- **What this task involves**:
The material below holds a span beginning at the line with "Reproduce this chart" and ending at the line with "from matplotlib.transforms import Transform". Quote that span exactly, both ends included, and only that span.

- **Material**:
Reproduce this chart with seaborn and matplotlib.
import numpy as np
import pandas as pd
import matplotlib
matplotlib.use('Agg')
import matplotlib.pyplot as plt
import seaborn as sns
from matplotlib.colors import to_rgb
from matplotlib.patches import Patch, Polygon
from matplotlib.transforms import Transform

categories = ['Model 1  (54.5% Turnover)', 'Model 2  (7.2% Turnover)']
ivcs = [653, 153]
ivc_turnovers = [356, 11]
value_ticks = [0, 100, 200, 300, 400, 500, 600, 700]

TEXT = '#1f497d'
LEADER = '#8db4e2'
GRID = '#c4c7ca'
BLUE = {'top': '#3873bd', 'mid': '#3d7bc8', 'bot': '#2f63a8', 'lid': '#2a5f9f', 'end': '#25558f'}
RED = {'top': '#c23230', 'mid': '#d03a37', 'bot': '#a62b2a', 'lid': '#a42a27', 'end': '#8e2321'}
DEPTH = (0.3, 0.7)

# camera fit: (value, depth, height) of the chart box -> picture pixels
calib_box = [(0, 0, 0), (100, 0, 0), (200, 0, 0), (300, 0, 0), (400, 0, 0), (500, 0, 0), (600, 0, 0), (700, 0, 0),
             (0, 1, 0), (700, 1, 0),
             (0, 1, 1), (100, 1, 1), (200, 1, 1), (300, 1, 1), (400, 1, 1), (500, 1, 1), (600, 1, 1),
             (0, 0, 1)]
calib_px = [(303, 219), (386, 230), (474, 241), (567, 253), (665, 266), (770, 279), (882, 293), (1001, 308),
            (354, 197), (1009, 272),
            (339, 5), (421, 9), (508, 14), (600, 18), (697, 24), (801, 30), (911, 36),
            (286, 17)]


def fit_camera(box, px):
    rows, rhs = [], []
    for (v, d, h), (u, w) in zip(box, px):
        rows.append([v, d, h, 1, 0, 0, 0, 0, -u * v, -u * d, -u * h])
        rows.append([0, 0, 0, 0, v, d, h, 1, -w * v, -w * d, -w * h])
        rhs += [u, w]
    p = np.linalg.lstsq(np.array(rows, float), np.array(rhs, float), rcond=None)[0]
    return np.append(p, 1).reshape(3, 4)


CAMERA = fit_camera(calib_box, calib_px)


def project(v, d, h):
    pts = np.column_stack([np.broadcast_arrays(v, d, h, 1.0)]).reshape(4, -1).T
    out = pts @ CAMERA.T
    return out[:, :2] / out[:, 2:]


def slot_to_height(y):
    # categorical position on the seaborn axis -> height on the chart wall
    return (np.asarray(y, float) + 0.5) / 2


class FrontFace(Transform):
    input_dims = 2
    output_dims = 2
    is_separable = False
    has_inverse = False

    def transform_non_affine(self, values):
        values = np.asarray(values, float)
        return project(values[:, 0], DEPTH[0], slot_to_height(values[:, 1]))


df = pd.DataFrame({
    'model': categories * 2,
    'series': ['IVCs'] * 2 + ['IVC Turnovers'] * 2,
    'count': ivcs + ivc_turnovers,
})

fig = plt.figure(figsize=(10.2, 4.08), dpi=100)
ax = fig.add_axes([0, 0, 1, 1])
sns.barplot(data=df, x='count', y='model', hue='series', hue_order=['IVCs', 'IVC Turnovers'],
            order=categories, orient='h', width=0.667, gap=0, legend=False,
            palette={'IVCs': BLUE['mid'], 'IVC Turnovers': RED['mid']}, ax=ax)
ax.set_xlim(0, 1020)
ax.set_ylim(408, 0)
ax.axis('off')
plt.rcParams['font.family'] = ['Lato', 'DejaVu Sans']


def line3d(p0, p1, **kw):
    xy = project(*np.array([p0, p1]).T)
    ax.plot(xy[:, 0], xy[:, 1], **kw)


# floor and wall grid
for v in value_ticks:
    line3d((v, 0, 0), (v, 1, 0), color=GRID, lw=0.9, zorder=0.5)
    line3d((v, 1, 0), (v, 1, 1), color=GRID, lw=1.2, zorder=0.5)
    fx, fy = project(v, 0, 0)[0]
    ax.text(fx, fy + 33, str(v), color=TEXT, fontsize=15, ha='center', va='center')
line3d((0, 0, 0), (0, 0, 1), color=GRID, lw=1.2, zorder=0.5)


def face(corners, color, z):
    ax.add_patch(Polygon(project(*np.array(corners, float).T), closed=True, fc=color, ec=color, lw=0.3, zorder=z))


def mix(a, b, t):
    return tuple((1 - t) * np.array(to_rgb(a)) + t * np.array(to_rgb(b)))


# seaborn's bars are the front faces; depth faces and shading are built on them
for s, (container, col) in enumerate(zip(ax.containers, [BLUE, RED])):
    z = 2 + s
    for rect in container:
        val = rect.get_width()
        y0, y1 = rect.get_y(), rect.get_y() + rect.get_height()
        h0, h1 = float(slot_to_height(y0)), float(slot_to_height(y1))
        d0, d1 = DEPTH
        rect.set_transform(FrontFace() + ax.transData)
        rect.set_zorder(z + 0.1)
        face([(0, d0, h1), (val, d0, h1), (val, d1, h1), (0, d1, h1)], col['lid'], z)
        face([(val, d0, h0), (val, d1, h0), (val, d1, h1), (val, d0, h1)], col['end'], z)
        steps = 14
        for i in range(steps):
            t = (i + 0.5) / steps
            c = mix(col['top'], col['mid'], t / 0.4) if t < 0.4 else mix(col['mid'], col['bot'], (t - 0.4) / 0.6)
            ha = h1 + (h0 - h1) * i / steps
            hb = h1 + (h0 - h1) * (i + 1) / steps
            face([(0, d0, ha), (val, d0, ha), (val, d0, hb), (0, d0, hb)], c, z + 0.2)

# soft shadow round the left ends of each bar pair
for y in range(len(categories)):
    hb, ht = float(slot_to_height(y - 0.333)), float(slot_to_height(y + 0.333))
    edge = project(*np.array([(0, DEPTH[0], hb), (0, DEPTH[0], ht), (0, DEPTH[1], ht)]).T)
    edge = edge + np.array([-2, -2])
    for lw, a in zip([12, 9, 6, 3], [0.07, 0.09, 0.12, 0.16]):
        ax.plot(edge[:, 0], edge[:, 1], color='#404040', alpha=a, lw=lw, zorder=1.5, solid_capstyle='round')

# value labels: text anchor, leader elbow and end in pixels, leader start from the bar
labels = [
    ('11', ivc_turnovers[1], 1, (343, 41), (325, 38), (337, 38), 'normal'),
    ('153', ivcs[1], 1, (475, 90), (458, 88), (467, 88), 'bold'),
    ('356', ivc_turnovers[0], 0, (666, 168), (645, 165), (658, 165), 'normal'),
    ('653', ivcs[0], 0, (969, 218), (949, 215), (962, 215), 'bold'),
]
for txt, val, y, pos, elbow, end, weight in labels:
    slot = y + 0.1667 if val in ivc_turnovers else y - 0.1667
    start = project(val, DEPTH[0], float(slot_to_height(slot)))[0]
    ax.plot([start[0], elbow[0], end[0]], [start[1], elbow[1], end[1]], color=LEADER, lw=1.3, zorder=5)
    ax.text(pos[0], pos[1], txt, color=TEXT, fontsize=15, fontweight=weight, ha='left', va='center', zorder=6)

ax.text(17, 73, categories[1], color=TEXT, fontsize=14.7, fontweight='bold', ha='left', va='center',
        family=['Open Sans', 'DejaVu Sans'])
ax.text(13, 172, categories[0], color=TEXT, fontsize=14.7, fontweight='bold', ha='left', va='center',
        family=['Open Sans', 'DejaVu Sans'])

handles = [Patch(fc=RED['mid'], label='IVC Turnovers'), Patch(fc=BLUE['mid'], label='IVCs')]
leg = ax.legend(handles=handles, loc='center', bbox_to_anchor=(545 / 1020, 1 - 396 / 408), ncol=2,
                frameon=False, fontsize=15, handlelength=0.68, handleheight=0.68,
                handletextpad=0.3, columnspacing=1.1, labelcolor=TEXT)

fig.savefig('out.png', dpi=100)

* * *

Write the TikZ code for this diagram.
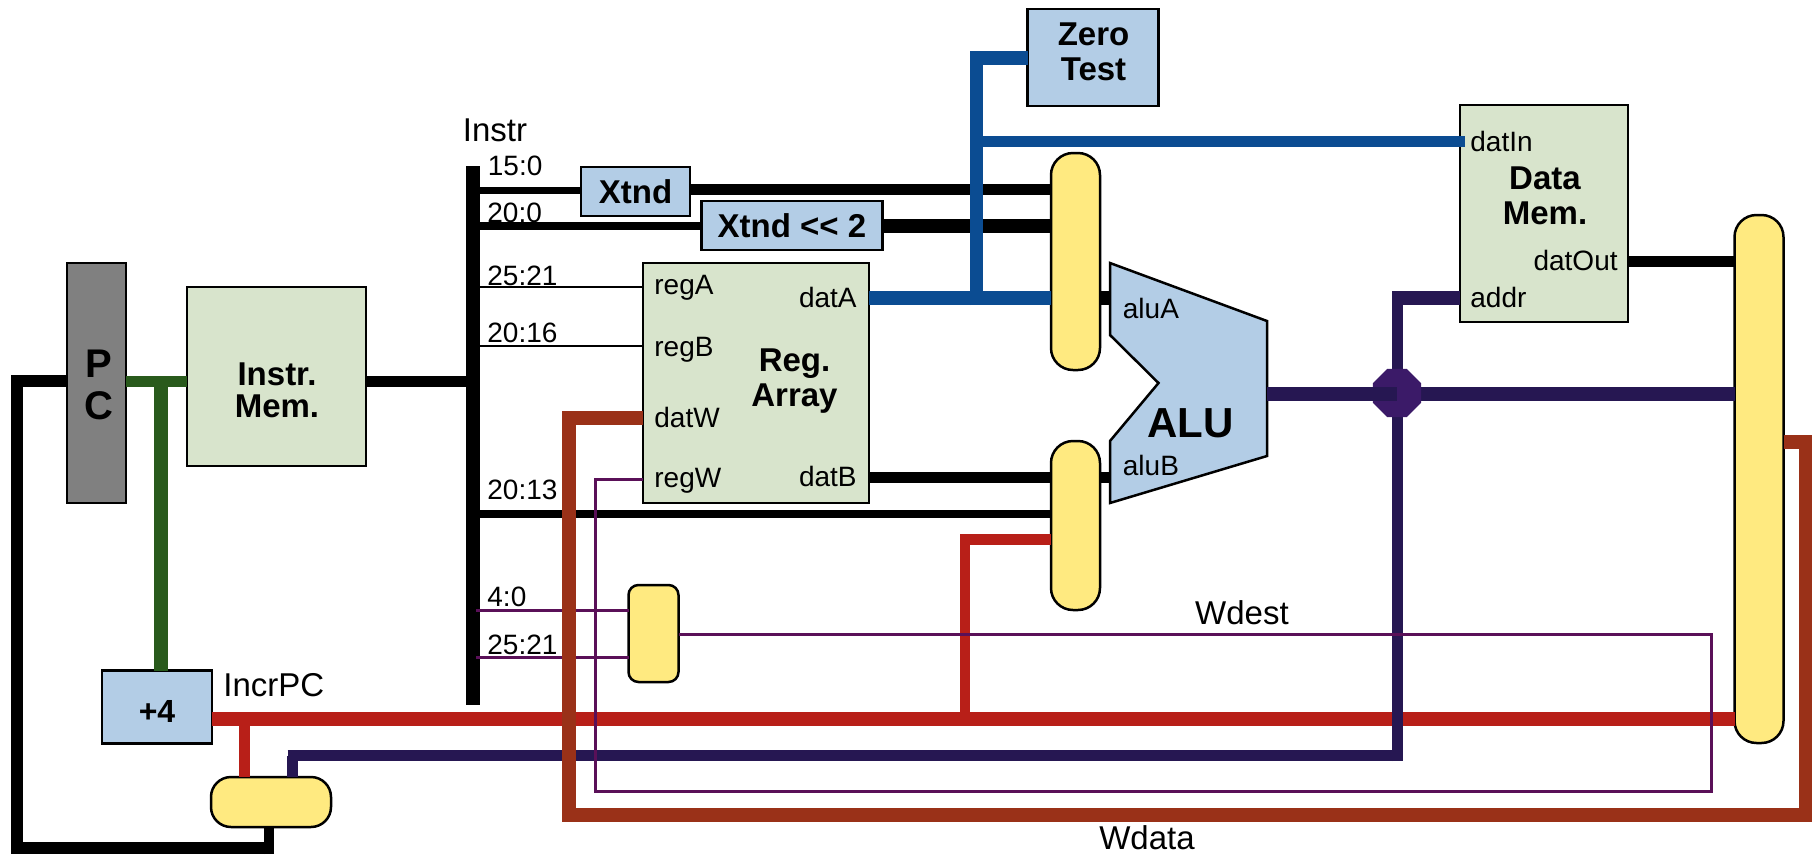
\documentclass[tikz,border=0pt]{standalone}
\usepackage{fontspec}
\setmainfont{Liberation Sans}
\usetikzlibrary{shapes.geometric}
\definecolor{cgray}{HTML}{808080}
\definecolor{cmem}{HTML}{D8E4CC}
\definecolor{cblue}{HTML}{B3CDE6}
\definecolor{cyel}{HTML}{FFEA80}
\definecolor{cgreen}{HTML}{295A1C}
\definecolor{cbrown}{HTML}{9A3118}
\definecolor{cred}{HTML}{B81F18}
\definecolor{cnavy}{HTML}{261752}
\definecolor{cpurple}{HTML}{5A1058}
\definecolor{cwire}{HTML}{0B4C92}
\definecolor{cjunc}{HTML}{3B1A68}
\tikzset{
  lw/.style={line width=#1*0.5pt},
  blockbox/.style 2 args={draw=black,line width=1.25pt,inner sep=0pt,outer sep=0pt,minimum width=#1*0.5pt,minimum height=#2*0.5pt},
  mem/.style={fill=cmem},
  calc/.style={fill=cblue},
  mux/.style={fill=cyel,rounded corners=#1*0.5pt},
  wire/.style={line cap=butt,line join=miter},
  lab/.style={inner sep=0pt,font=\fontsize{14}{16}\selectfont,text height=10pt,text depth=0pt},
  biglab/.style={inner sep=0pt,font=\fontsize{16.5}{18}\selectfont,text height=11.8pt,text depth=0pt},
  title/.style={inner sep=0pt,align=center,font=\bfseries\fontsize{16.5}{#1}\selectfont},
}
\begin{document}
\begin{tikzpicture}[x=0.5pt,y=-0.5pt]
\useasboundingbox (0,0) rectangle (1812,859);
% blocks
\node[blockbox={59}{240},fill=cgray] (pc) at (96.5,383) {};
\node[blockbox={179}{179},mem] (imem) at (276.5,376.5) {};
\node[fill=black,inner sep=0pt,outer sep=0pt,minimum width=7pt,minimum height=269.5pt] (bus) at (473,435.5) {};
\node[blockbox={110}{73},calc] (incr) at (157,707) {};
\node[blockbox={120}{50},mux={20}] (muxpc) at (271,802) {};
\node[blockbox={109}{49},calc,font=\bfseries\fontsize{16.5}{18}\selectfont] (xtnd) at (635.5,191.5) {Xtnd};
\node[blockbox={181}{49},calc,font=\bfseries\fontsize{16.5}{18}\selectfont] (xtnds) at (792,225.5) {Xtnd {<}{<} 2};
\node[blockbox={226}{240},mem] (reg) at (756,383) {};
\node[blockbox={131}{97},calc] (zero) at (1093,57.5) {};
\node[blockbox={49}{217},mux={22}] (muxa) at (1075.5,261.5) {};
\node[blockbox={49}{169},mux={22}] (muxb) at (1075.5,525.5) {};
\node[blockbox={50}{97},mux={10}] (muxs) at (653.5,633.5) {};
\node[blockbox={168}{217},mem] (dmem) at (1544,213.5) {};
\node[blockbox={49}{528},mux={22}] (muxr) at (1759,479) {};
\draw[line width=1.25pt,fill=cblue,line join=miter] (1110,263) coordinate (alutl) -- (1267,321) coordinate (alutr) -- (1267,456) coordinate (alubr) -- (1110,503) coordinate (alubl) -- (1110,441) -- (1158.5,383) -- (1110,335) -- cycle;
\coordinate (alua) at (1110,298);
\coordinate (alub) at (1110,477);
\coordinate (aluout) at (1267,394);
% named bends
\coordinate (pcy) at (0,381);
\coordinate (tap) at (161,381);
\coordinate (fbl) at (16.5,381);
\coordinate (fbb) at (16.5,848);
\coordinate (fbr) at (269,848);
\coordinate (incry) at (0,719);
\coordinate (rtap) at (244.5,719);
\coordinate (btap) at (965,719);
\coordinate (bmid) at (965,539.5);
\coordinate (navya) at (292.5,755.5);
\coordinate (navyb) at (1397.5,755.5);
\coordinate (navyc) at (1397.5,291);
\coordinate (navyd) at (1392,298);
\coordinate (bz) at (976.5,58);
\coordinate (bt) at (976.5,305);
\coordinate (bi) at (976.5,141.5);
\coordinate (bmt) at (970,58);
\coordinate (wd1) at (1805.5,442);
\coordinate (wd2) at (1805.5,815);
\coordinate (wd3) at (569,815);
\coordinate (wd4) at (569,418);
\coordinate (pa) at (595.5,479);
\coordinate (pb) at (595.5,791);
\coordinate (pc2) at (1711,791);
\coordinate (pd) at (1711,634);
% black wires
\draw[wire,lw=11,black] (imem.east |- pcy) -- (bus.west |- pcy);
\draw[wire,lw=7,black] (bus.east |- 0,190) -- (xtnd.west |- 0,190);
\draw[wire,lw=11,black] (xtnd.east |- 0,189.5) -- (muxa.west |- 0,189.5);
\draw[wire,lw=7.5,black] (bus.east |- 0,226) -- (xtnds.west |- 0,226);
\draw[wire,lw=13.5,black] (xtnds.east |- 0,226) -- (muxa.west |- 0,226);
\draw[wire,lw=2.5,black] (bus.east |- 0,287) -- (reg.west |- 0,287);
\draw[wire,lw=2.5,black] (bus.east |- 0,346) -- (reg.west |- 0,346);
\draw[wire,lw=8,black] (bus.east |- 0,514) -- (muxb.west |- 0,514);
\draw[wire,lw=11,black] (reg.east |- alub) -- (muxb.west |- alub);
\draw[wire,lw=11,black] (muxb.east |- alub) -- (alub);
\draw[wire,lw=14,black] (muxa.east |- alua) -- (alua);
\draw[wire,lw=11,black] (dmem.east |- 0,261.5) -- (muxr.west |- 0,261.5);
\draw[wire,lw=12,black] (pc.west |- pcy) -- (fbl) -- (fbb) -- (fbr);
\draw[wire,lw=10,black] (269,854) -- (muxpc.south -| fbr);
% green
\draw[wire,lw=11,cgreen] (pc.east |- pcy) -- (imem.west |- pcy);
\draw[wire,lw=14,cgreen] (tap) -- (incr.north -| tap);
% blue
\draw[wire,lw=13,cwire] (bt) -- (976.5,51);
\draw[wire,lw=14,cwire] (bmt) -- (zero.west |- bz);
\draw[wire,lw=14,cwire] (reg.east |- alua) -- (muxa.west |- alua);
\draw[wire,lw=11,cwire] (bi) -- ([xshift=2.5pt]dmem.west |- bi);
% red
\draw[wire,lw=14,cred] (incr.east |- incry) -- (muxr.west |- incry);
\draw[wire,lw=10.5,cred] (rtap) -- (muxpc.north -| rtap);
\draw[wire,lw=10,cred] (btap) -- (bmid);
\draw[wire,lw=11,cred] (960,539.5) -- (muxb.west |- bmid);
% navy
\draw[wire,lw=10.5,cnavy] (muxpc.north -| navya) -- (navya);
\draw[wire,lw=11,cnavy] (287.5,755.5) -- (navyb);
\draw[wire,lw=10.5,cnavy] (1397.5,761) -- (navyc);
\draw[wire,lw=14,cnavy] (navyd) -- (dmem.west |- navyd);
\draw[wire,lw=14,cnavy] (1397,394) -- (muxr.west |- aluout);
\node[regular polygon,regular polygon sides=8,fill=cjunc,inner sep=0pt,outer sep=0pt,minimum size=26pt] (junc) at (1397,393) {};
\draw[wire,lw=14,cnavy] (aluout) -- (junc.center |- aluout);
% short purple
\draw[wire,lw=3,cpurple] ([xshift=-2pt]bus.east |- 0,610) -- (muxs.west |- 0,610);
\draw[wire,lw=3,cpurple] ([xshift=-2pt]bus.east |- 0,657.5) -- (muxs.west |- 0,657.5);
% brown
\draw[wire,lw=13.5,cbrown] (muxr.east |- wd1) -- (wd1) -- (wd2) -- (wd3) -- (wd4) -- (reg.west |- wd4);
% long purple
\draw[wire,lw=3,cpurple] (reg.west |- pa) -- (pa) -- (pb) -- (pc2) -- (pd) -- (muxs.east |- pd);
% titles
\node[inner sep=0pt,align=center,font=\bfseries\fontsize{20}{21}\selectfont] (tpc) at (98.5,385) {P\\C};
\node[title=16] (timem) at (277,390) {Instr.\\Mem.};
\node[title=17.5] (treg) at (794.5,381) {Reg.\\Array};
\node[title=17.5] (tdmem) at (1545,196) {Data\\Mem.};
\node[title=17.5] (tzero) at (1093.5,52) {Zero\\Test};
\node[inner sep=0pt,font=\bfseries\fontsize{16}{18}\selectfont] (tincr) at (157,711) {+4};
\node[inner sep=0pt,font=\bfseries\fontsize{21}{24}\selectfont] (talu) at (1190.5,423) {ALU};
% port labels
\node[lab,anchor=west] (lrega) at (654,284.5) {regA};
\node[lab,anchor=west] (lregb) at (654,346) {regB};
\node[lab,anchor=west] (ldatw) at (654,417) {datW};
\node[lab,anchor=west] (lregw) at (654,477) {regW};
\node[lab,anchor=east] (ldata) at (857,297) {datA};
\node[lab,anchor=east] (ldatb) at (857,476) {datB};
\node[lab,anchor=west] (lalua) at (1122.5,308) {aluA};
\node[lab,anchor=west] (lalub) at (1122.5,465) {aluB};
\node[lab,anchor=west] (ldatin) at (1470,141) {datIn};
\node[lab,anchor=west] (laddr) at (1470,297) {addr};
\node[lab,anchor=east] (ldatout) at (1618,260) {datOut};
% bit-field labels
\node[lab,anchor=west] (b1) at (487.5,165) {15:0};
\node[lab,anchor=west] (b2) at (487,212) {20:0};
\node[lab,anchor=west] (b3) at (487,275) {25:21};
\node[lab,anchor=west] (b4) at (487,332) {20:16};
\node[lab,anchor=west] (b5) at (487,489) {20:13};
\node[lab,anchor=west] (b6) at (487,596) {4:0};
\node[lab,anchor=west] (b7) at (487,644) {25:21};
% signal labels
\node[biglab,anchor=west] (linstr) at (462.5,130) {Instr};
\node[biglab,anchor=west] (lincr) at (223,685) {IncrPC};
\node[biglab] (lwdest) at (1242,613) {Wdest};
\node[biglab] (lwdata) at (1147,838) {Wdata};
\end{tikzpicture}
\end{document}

- **In response**:
Reproduce this chart with seaborn and matplotlib.
import numpy as np
import pandas as pd
import matplotlib
matplotlib.use('Agg')
import matplotlib.pyplot as plt
import seaborn as sns
from matplotlib.colors import to_rgb
from matplotlib.patches import Patch, Polygon
from matplotlib.transforms import Transform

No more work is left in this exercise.